PROBLEM STATEMENT —
Return only the lines running from the line with "Clone this chart in Apache ECharts." down to the line with "const pressTicks = [0, 10, 20, 30, 40];", both included, exactly as they appear.

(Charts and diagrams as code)

= = = = =

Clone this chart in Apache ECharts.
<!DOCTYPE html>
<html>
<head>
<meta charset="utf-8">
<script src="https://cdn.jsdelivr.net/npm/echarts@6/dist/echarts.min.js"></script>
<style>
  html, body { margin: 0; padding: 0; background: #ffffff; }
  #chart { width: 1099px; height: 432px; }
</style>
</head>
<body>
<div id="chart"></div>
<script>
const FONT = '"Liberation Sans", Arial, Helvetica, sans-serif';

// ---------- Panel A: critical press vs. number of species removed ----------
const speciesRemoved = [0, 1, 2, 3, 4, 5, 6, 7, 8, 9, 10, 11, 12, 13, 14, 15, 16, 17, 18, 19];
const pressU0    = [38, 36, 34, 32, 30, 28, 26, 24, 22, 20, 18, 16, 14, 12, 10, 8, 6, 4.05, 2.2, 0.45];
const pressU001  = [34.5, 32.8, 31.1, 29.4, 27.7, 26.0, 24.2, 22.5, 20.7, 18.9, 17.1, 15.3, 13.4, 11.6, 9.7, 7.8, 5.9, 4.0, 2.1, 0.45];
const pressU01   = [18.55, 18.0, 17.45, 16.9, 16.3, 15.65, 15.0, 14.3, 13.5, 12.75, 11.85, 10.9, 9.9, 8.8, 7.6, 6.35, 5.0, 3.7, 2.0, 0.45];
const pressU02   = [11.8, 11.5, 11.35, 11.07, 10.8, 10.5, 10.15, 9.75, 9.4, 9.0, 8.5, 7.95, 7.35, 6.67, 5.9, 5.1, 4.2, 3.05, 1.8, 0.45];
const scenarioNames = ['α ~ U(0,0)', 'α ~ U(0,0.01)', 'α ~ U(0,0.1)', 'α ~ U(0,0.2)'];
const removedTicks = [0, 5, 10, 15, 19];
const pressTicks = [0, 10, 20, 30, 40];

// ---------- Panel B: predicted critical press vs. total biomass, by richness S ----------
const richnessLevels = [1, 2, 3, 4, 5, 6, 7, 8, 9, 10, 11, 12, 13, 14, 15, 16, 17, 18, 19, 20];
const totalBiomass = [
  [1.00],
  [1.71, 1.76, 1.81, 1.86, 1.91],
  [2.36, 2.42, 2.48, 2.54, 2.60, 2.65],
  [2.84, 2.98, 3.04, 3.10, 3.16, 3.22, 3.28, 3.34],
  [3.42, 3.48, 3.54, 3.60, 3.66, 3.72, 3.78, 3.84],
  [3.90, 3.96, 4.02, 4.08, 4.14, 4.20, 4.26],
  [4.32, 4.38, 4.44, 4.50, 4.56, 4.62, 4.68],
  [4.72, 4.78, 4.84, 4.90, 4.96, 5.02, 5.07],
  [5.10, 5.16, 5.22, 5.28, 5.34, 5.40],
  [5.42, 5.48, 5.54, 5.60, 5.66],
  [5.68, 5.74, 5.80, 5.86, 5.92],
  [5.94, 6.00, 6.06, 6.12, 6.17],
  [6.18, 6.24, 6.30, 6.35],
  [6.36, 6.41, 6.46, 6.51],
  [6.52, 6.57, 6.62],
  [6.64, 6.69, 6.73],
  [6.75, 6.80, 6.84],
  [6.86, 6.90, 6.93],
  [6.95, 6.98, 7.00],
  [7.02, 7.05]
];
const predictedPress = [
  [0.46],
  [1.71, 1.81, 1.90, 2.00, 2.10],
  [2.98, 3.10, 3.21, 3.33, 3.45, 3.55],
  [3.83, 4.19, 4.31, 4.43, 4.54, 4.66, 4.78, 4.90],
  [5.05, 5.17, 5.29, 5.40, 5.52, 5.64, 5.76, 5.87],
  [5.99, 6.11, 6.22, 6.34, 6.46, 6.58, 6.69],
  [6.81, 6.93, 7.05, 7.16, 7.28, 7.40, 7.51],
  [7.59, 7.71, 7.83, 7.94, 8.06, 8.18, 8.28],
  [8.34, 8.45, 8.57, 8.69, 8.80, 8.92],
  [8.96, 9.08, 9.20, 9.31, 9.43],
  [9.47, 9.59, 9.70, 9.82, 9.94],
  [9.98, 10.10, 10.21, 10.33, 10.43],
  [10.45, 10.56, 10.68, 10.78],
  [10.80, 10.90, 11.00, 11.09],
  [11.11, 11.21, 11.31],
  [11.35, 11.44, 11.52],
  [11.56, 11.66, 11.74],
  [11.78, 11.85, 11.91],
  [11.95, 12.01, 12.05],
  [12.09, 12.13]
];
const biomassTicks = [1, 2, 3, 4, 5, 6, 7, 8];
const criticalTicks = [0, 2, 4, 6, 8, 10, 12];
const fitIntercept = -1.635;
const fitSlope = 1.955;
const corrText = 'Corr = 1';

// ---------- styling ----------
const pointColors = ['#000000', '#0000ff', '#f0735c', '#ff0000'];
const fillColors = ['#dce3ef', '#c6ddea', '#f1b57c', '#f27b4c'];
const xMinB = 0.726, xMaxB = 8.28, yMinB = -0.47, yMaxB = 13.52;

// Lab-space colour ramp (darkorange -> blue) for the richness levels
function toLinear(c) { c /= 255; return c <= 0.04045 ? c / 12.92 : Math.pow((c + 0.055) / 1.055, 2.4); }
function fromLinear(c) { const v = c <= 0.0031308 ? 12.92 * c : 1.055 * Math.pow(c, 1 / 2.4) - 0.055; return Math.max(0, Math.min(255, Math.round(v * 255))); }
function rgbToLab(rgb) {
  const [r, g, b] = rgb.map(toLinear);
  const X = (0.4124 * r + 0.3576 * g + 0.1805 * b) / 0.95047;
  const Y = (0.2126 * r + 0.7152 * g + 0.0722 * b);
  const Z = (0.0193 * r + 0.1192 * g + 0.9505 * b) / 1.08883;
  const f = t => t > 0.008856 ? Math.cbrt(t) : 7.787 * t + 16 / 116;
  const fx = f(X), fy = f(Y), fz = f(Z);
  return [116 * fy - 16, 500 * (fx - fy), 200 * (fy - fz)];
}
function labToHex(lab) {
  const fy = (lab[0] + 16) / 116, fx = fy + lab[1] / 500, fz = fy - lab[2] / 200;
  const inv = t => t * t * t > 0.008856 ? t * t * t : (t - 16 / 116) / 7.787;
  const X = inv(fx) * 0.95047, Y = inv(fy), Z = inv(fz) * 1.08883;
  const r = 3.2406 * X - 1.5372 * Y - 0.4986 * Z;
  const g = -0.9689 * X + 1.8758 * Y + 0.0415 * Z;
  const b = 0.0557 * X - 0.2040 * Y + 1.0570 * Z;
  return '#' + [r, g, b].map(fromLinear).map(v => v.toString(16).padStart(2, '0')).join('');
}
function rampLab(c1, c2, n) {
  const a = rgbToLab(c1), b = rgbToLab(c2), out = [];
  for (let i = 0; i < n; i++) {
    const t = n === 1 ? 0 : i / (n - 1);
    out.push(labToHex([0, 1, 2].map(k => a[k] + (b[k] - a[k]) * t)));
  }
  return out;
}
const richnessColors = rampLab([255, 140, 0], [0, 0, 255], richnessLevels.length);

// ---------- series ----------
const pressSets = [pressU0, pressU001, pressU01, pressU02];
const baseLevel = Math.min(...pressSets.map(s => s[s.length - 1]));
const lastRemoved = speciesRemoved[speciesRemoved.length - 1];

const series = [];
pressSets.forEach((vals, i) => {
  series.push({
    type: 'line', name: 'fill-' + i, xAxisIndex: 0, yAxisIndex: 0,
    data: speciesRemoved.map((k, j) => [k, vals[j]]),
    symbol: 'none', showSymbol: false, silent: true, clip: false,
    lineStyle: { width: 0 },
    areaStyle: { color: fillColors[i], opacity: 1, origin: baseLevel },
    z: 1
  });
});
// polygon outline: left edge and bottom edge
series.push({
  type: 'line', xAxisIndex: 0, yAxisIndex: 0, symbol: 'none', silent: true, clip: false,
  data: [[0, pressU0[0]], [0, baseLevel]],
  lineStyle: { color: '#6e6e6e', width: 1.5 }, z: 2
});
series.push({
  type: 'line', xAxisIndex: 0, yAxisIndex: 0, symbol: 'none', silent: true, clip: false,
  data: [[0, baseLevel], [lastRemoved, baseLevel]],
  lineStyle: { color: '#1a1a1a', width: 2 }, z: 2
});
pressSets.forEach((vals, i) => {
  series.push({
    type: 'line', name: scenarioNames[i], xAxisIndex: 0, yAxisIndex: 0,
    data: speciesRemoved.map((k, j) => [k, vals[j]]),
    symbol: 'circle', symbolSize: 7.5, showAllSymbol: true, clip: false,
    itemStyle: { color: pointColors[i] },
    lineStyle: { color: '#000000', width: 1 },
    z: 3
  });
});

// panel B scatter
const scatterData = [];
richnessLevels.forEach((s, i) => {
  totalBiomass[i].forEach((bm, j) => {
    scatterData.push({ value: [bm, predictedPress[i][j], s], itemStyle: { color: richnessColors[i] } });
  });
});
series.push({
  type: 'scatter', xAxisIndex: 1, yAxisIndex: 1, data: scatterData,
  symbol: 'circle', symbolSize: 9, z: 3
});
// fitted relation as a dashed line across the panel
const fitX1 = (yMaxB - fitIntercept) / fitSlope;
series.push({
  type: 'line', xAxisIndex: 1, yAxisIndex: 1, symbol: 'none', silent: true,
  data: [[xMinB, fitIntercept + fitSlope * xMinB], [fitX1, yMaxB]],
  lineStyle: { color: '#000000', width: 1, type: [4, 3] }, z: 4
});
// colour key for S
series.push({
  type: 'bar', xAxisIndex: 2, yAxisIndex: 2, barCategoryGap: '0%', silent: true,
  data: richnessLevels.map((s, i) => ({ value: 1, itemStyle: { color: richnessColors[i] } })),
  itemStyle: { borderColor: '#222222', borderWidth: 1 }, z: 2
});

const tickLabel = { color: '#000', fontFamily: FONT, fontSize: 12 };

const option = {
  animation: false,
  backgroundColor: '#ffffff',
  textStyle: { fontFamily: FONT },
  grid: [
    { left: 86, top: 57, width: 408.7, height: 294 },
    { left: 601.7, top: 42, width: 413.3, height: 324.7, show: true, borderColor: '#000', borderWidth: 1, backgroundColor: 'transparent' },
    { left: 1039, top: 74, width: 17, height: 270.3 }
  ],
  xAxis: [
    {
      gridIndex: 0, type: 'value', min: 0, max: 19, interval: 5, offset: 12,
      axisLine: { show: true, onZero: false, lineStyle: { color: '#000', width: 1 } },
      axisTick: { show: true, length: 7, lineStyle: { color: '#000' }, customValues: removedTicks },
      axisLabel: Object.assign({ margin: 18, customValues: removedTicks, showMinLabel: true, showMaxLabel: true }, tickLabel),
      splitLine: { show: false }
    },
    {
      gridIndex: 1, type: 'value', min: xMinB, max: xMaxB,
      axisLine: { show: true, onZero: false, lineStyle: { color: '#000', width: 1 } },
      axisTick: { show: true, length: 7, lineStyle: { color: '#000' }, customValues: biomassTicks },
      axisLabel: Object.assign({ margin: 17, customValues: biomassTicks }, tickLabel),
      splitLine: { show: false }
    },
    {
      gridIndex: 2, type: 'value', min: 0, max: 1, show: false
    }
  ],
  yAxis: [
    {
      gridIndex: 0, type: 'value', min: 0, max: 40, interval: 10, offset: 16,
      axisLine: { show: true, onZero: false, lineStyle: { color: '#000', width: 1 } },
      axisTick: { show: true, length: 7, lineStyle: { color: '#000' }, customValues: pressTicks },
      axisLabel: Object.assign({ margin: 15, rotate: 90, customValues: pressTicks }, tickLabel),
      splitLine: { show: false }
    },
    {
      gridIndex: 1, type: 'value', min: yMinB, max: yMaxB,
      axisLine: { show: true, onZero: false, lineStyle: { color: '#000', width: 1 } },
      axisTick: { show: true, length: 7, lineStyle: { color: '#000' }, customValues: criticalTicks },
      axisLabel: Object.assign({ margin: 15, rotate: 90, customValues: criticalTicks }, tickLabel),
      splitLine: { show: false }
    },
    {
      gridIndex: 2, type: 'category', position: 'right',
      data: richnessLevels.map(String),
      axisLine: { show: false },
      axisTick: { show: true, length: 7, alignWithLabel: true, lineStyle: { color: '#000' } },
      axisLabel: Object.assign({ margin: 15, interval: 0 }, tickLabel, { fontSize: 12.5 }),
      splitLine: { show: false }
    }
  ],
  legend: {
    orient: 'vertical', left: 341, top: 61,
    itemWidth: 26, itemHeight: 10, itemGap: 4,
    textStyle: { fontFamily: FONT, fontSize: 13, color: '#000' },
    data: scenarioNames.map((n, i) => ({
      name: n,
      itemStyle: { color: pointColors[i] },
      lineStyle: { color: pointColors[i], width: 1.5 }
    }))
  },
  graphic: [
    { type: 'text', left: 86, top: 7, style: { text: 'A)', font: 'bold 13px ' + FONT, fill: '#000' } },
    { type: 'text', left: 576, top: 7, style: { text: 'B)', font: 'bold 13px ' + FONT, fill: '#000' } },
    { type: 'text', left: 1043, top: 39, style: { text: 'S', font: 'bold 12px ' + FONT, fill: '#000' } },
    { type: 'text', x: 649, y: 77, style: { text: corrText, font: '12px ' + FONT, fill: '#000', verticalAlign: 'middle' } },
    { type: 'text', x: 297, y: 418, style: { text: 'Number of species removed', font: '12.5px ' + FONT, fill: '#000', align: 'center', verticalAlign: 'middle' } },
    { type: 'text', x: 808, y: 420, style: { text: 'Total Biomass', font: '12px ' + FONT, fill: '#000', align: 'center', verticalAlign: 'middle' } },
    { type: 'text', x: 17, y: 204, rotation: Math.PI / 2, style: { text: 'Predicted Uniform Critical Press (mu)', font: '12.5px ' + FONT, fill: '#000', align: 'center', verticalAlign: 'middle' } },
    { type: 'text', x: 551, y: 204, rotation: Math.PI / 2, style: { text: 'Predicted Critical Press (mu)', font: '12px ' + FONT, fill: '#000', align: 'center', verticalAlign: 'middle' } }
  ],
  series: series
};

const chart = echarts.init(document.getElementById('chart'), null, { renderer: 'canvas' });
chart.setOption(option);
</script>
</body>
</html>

= = = = =

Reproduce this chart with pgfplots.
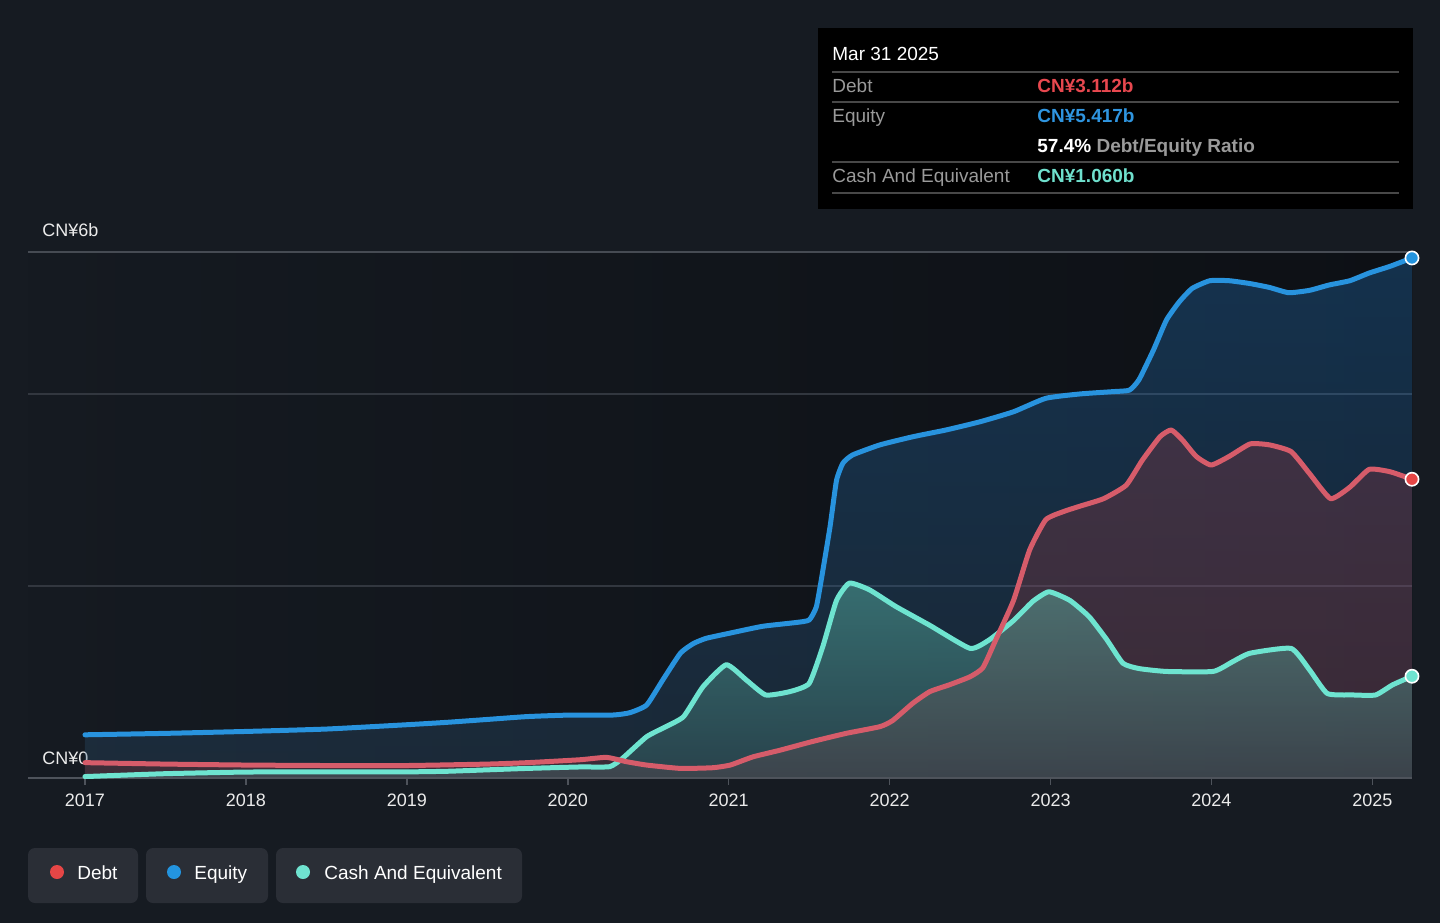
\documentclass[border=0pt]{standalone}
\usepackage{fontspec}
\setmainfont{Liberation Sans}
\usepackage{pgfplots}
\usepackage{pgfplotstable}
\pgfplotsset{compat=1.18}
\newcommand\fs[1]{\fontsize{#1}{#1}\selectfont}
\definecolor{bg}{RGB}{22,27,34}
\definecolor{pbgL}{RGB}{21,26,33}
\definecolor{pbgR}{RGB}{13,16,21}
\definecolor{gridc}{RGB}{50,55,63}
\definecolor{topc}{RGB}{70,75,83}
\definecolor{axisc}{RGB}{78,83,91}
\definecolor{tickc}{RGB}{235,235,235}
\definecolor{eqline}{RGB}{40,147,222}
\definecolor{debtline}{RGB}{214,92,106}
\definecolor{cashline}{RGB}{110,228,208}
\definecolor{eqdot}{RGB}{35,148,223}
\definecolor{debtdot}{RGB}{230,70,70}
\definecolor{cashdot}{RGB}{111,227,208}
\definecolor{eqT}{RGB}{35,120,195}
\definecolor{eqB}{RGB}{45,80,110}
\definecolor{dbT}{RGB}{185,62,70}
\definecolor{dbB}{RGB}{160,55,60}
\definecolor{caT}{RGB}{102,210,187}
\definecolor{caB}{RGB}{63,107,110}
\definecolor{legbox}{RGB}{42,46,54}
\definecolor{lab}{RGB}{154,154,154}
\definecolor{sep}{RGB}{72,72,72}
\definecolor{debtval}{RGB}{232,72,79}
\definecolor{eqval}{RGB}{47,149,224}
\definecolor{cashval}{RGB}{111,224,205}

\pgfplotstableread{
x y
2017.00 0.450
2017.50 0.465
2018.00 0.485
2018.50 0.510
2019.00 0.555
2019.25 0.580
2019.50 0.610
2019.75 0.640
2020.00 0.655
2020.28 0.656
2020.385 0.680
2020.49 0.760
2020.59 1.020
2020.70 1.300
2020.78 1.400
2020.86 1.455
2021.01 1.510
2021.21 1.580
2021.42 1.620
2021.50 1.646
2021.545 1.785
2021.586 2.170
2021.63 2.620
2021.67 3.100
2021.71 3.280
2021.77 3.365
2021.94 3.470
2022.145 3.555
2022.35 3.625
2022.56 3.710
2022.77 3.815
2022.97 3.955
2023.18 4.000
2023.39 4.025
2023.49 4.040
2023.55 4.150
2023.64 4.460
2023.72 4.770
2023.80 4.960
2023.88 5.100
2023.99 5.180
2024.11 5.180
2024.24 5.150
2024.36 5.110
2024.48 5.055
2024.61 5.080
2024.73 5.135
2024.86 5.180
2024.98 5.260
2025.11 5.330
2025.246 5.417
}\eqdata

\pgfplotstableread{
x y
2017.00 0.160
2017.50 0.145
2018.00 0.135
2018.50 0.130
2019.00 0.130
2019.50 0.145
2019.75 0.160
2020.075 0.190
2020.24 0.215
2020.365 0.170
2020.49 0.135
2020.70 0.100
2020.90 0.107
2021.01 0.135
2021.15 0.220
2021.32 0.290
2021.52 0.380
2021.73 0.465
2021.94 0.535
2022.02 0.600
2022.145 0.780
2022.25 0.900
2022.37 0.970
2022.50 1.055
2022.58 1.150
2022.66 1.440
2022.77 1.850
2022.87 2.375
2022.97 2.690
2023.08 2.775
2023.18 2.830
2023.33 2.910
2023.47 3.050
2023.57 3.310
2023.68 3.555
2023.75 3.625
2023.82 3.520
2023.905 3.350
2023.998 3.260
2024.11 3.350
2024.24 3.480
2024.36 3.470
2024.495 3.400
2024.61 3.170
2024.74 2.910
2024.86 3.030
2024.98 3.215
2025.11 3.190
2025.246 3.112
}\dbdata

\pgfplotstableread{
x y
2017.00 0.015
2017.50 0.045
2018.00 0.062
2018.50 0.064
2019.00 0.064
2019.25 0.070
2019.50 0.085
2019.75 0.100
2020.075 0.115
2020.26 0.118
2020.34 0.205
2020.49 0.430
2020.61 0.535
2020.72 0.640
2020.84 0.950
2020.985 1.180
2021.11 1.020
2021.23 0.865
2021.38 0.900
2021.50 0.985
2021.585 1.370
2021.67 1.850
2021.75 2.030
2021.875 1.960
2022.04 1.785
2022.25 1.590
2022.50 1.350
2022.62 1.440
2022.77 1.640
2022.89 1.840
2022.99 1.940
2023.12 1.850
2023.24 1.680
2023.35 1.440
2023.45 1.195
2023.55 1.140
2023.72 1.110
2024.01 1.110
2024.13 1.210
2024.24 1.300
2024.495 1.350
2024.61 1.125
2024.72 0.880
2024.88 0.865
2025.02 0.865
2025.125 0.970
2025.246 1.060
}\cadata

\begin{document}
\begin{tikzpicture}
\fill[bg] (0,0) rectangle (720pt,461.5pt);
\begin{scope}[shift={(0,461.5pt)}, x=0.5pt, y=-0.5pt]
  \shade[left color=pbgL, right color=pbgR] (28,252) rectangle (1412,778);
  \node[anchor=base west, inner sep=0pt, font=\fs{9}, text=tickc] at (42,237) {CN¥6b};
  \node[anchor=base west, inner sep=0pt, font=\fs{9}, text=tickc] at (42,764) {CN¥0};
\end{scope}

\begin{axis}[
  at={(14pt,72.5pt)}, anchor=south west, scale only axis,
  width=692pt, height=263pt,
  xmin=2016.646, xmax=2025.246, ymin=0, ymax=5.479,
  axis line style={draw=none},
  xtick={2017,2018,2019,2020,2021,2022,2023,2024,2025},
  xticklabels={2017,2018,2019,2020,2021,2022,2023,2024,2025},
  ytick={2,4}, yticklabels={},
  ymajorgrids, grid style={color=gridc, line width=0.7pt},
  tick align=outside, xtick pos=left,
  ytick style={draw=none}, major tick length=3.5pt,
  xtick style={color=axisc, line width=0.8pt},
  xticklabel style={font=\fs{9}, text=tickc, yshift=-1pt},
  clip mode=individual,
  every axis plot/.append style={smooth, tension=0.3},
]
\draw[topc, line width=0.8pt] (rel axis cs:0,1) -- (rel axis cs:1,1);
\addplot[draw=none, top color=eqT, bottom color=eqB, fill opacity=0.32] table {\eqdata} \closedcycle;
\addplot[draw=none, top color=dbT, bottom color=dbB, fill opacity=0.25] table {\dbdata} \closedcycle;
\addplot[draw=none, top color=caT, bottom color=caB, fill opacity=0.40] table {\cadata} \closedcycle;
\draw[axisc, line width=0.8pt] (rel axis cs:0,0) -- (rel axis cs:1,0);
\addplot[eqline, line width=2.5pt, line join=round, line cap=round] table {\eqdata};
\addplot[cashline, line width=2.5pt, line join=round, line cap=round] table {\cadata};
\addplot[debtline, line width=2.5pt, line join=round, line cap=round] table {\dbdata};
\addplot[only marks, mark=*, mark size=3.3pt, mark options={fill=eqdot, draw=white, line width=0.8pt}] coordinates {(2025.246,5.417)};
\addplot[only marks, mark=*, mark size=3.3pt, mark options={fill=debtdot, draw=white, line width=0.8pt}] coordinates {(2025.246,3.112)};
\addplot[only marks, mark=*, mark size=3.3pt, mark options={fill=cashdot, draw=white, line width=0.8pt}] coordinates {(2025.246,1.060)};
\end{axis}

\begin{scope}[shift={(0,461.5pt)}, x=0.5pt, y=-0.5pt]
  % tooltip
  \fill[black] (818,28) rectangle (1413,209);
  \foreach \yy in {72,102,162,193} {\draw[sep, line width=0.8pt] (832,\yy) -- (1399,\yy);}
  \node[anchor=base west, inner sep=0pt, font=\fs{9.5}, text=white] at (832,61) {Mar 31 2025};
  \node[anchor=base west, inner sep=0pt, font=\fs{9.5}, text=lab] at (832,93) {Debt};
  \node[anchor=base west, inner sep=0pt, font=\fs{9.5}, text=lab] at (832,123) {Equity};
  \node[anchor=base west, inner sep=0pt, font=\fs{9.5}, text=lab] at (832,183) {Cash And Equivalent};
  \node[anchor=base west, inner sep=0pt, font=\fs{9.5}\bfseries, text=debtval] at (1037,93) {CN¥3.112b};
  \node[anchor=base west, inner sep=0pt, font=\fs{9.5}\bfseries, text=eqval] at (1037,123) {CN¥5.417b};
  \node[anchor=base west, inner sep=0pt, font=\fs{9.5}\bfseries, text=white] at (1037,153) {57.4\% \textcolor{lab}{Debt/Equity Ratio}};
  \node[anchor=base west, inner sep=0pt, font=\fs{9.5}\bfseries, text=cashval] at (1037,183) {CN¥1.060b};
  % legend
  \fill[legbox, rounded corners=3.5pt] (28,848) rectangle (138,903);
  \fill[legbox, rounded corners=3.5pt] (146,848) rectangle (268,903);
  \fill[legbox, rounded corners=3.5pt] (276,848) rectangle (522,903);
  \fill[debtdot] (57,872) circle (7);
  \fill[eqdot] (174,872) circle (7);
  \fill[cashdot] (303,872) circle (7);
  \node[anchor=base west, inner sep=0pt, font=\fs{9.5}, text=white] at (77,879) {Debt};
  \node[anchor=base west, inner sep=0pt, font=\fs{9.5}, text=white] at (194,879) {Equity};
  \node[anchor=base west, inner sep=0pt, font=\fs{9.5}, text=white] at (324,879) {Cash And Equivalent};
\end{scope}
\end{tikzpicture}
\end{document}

= = = = =

RESULT FOR THIS EXERCISE —
Clone this chart in Apache ECharts.
<!DOCTYPE html>
<html>
<head>
<meta charset="utf-8">
<script src="https://cdn.jsdelivr.net/npm/echarts@6/dist/echarts.min.js"></script>
<style>
  html, body { margin: 0; padding: 0; background: #ffffff; }
  #chart { width: 1099px; height: 432px; }
</style>
</head>
<body>
<div id="chart"></div>
<script>
const FONT = '"Liberation Sans", Arial, Helvetica, sans-serif';

// ---------- Panel A: critical press vs. number of species removed ----------
const speciesRemoved = [0, 1, 2, 3, 4, 5, 6, 7, 8, 9, 10, 11, 12, 13, 14, 15, 16, 17, 18, 19];
const pressU0    = [38, 36, 34, 32, 30, 28, 26, 24, 22, 20, 18, 16, 14, 12, 10, 8, 6, 4.05, 2.2, 0.45];
const pressU001  = [34.5, 32.8, 31.1, 29.4, 27.7, 26.0, 24.2, 22.5, 20.7, 18.9, 17.1, 15.3, 13.4, 11.6, 9.7, 7.8, 5.9, 4.0, 2.1, 0.45];
const pressU01   = [18.55, 18.0, 17.45, 16.9, 16.3, 15.65, 15.0, 14.3, 13.5, 12.75, 11.85, 10.9, 9.9, 8.8, 7.6, 6.35, 5.0, 3.7, 2.0, 0.45];
const pressU02   = [11.8, 11.5, 11.35, 11.07, 10.8, 10.5, 10.15, 9.75, 9.4, 9.0, 8.5, 7.95, 7.35, 6.67, 5.9, 5.1, 4.2, 3.05, 1.8, 0.45];
const scenarioNames = ['α ~ U(0,0)', 'α ~ U(0,0.01)', 'α ~ U(0,0.1)', 'α ~ U(0,0.2)'];
const removedTicks = [0, 5, 10, 15, 19];
const pressTicks = [0, 10, 20, 30, 40];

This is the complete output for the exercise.